-- WRITTEN EXERCISE --
Drop the pictures, then extract the listing word for word.

-- DATA --
★ ★ ★ ★ ★
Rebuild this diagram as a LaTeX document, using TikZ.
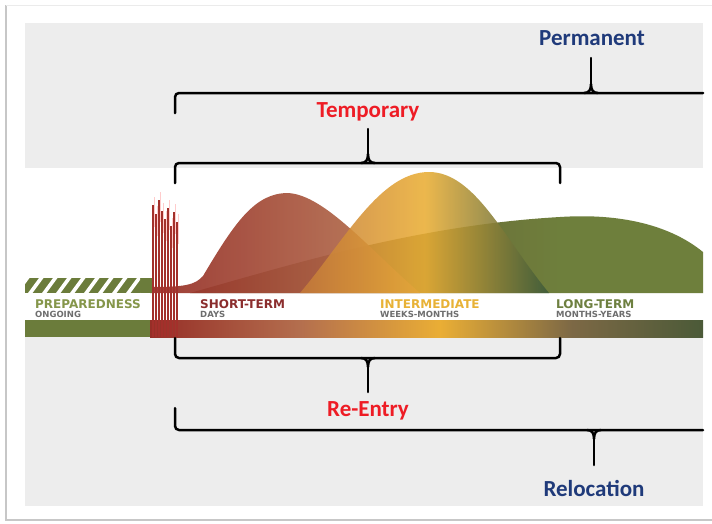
\documentclass[tikz,border=0pt]{standalone}
\usepackage{fontspec}
\setmainfont{Carlito}
\newfontfamily\lblfont{DejaVu Sans}
\definecolor{panel}{HTML}{EDEDED}
\definecolor{dgreen}{HTML}{6B7C3B}
\definecolor{lgreen}{HTML}{6E7F3C}
\definecolor{gdark}{HTML}{4B5A38}
\definecolor{hred}{HTML}{962E27}
\definecolor{htan}{HTML}{B97A55}
\definecolor{yel}{HTML}{EAAE35}
\definecolor{yorange}{HTML}{C47A3A}
\definecolor{ydark}{HTML}{3C5A3A}
\definecolor{navy}{HTML}{1F3A7A}
\definecolor{redtxt}{HTML}{EE1C25}
\definecolor{spikered}{HTML}{A3302B}
\definecolor{prepcol}{HTML}{85964A}
\definecolor{shortcol}{HTML}{8B2D2D}
\definecolor{intcol}{HTML}{E8B236}
\definecolor{longcol}{HTML}{6E8040}
\definecolor{subcol}{HTML}{6E6E6E}
\tikzset{
  brk/.style={line width=2.5pt, line cap=round, line join=round, rounded corners=4pt},
  tipline/.style={line width=2.5pt, line cap=round},
  biglbl/.style={font=\bfseries\fontsize{23}{25}\selectfont, inner sep=0pt},
  phase/.style={anchor=base west, inner sep=0pt, font=\lblfont\bfseries\fontsize{12}{13}\selectfont},
  sub/.style={anchor=base west, inner sep=0pt, text=subcol, font=\lblfont\bfseries\fontsize{8.5}{9}\selectfont},
}
\begin{document}
\begin{tikzpicture}[x=1pt,y=-1pt]
\useasboundingbox (0,0) rectangle (712,523);
\fill[white] (0,0) rectangle (712,523);
% card shadow
\draw[black!22, line width=2pt] (6,5) -- (6,520) -- (712,520);
\draw[black!8, line width=1pt] (6,5) -- (712,5);
% panel
\fill[panel] (25,23) rectangle (703,506);
\fill[white] (25,168) rectangle (703,337);

% long-term hump
\begin{scope}
\clip (190,293) .. controls (300,262) and (420,225) .. (560,217) .. controls (620,213) and (670,225) .. (703,252) -- (703,293) -- cycle;
\shade[left color=gdark!60!hred, right color=lgreen] (190,200) rectangle (560,300);
\fill[lgreen] (559.5,200) rectangle (704,300);
\end{scope}
% short-term hump
\begin{scope}
\clip (150,293) -- (150,287) .. controls (185,287) and (195,285) .. (203,276) .. controls (235,222) and (255,193) .. (288,193) .. controls (325,195) and (370,250) .. (420,293) -- cycle;
\shade[left color=hred, right color=htan, fill opacity=0.93] (150,180) rectangle (420,300);
\end{scope}
% intermediate hump
\begin{scope}
\clip (300,293) .. controls (345,240) and (380,172) .. (429,172) .. controls (475,172) and (505,240) .. (549,293) -- cycle;
\shade[left color=yorange, right color=ydark, middle color=yel, fill opacity=0.88] (300,160) rectangle (549,300);
\end{scope}

% preparedness hatched bar
\fill[dgreen] (25,278) rectangle (152,293);
\begin{scope}
\clip (25,278) rectangle (140,293);
\foreach \x in {14,28,...,140} {
  \fill[white] (\x,293) -- (\x+4.5,293) -- (\x+15.5,278) -- (\x+11,278) -- cycle;
}
\end{scope}

% bottom bar
\fill[dgreen] (25,320) rectangle (151,337);
\shade[left color=hred, right color=htan!85!hred] (150,320) rectangle (300.5,337);
\shade[left color=htan!85!hred, right color=yel] (300,320) rectangle (440.5,337);
\shade[left color=yel, right color=gdark, middle color=gdark!55!htan] (440,320) rectangle (703,337);

% spikes
\foreach \x/\t in {153/205, 156/214, 159/200, 162/211, 165/219, 168/208, 171/226, 174/212, 177/222} {
  \draw[spikered, line width=2pt] (\x,\t) -- (\x,337);
  \draw[red!20, line width=0.8pt] (\x+1.2,\t-8) -- (\x+1.2,\t+22);
}

% phase labels
\node[phase, text=prepcol] (prep) at (35,308) {PREPAREDNESS};
\node[sub] (prepsub) at (35,317.5) {ONGOING};
\node[phase, text=shortcol] (short) at (200,308) {SHORT-TERM};
\node[sub] (shortsub) at (200,317.5) {DAYS};
\node[phase, text=intcol] (inter) at (380,308) {INTERMEDIATE};
\node[sub] (intersub) at (380,317.5) {WEEKS-MONTHS};
\node[phase, text=longcol] (long) at (556,308) {LONG-TERM};
\node[sub] (longsub) at (556,317.5) {MONTHS-YEARS};

% bracket labels
\node[biglbl, text=navy] (perm) at (592,38) {Permanent};
\node[biglbl, text=redtxt] (temp) at (368,112) {Temporary};
\node[biglbl, text=redtxt] (reent) at (368,411) {Re-Entry};
\node[biglbl, text=navy] (reloc) at (594,488) {Relocation};

% Permanent bracket
\coordinate (pt) at (591,58);
\draw[brk] (175,113) -- (175,93) -- (703,93);
\draw[tipline] (pt) -- (591,85);
\draw[line width=2.5pt] (584,93) .. controls (589,93) and (591,90) .. (591,84) .. controls (591,90) and (593,93) .. (598,93);
% Temporary bracket
\coordinate (tt) at (368,129);
\draw[brk] (175,183) -- (175,163) -- (560,163) -- (560,183);
\draw[tipline] (tt) -- (368,155);
\draw[line width=2.5pt] (361,163) .. controls (366,163) and (368,160) .. (368,154) .. controls (368,160) and (370,163) .. (375,163);
% Re-Entry bracket
\coordinate (rt) at (368,392);
\draw[brk] (175,338) -- (175,358) -- (560,358) -- (560,338);
\draw[tipline] (rt) -- (368,366);
\draw[line width=2.5pt] (361,358) .. controls (366,358) and (368,361) .. (368,367) .. controls (368,361) and (370,358) .. (375,358);
% Relocation bracket
\coordinate (lt) at (594,465);
\draw[brk] (175,408) -- (175,430) -- (703,430);
\draw[tipline] (lt) -- (594,438);
\draw[line width=2.5pt] (587,430) .. controls (592,430) and (594,433) .. (594,439) .. controls (594,433) and (596,430) .. (601,430);
\end{tikzpicture}
\end{document}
★ ★ ★ ★ ★
-- THE RESULT --
Rebuild this diagram as a LaTeX document, using TikZ.
\documentclass[tikz,border=0pt]{standalone}
\usepackage{fontspec}
\setmainfont{Carlito}
\newfontfamily\lblfont{DejaVu Sans}
\definecolor{panel}{HTML}{EDEDED}
\definecolor{dgreen}{HTML}{6B7C3B}
\definecolor{lgreen}{HTML}{6E7F3C}
\definecolor{gdark}{HTML}{4B5A38}
\definecolor{hred}{HTML}{962E27}
\definecolor{htan}{HTML}{B97A55}
\definecolor{yel}{HTML}{EAAE35}
\definecolor{yorange}{HTML}{C47A3A}
\definecolor{ydark}{HTML}{3C5A3A}
\definecolor{navy}{HTML}{1F3A7A}
\definecolor{redtxt}{HTML}{EE1C25}
\definecolor{spikered}{HTML}{A3302B}
\definecolor{prepcol}{HTML}{85964A}
\definecolor{shortcol}{HTML}{8B2D2D}
\definecolor{intcol}{HTML}{E8B236}
\definecolor{longcol}{HTML}{6E8040}
\definecolor{subcol}{HTML}{6E6E6E}
\tikzset{
  brk/.style={line width=2.5pt, line cap=round, line join=round, rounded corners=4pt},
  tipline/.style={line width=2.5pt, line cap=round},
  biglbl/.style={font=\bfseries\fontsize{23}{25}\selectfont, inner sep=0pt},
  phase/.style={anchor=base west, inner sep=0pt, font=\lblfont\bfseries\fontsize{12}{13}\selectfont},
  sub/.style={anchor=base west, inner sep=0pt, text=subcol, font=\lblfont\bfseries\fontsize{8.5}{9}\selectfont},
}
\begin{document}
\begin{tikzpicture}[x=1pt,y=-1pt]
\useasboundingbox (0,0) rectangle (712,523);
\fill[white] (0,0) rectangle (712,523);
% card shadow
\draw[black!22, line width=2pt] (6,5) -- (6,520) -- (712,520);
\draw[black!8, line width=1pt] (6,5) -- (712,5);
% panel
\fill[panel] (25,23) rectangle (703,506);
\fill[white] (25,168) rectangle (703,337);

% long-term hump
\begin{scope}
\clip (190,293) .. controls (300,262) and (420,225) .. (560,217) .. controls (620,213) and (670,225) .. (703,252) -- (703,293) -- cycle;
\shade[left color=gdark!60!hred, right color=lgreen] (190,200) rectangle (560,300);
\fill[lgreen] (559.5,200) rectangle (704,300);
\end{scope}
% short-term hump
\begin{scope}
\clip (150,293) -- (150,287) .. controls (185,287) and (195,285) .. (203,276) .. controls (235,222) and (255,193) .. (288,193) .. controls (325,195) and (370,250) .. (420,293) -- cycle;
\shade[left color=hred, right color=htan, fill opacity=0.93] (150,180) rectangle (420,300);
\end{scope}
% intermediate hump
\begin{scope}
\clip (300,293) .. controls (345,240) and (380,172) .. (429,172) .. controls (475,172) and (505,240) .. (549,293) -- cycle;
\shade[left color=yorange, right color=ydark, middle color=yel, fill opacity=0.88] (300,160) rectangle (549,300);
\end{scope}

% preparedness hatched bar
\fill[dgreen] (25,278) rectangle (152,293);
\begin{scope}
\clip (25,278) rectangle (140,293);
\foreach \x in {14,28,...,140} {
  \fill[white] (\x,293) -- (\x+4.5,293) -- (\x+15.5,278) -- (\x+11,278) -- cycle;
}
\end{scope}

% bottom bar
\fill[dgreen] (25,320) rectangle (151,337);
\shade[left color=hred, right color=htan!85!hred] (150,320) rectangle (300.5,337);
\shade[left color=htan!85!hred, right color=yel] (300,320) rectangle (440.5,337);
\shade[left color=yel, right color=gdark, middle color=gdark!55!htan] (440,320) rectangle (703,337);

% spikes
\foreach \x/\t in {153/205, 156/214, 159/200, 162/211, 165/219, 168/208, 171/226, 174/212, 177/222} {
  \draw[spikered, line width=2pt] (\x,\t) -- (\x,337);
  \draw[red!20, line width=0.8pt] (\x+1.2,\t-8) -- (\x+1.2,\t+22);
}

% phase labels
\node[phase, text=prepcol] (prep) at (35,308) {PREPAREDNESS};
\node[sub] (prepsub) at (35,317.5) {ONGOING};
\node[phase, text=shortcol] (short) at (200,308) {SHORT-TERM};
\node[sub] (shortsub) at (200,317.5) {DAYS};
\node[phase, text=intcol] (inter) at (380,308) {INTERMEDIATE};
\node[sub] (intersub) at (380,317.5) {WEEKS-MONTHS};
\node[phase, text=longcol] (long) at (556,308) {LONG-TERM};
\node[sub] (longsub) at (556,317.5) {MONTHS-YEARS};

% bracket labels
\node[biglbl, text=navy] (perm) at (592,38) {Permanent};
\node[biglbl, text=redtxt] (temp) at (368,112) {Temporary};
\node[biglbl, text=redtxt] (reent) at (368,411) {Re-Entry};
\node[biglbl, text=navy] (reloc) at (594,488) {Relocation};

% Permanent bracket
\coordinate (pt) at (591,58);
\draw[brk] (175,113) -- (175,93) -- (703,93);
\draw[tipline] (pt) -- (591,85);
\draw[line width=2.5pt] (584,93) .. controls (589,93) and (591,90) .. (591,84) .. controls (591,90) and (593,93) .. (598,93);
% Temporary bracket
\coordinate (tt) at (368,129);
\draw[brk] (175,183) -- (175,163) -- (560,163) -- (560,183);
\draw[tipline] (tt) -- (368,155);
\draw[line width=2.5pt] (361,163) .. controls (366,163) and (368,160) .. (368,154) .. controls (368,160) and (370,163) .. (375,163);
% Re-Entry bracket
\coordinate (rt) at (368,392);
\draw[brk] (175,338) -- (175,358) -- (560,358) -- (560,338);
\draw[tipline] (rt) -- (368,366);
\draw[line width=2.5pt] (361,358) .. controls (366,358) and (368,361) .. (368,367) .. controls (368,361) and (370,358) .. (375,358);
% Relocation bracket
\coordinate (lt) at (594,465);
\draw[brk] (175,408) -- (175,430) -- (703,430);
\draw[tipline] (lt) -- (594,438);
\draw[line width=2.5pt] (587,430) .. controls (592,430) and (594,433) .. (594,439) .. controls (594,433) and (596,430) .. (601,430);
\end{tikzpicture}
\end{document}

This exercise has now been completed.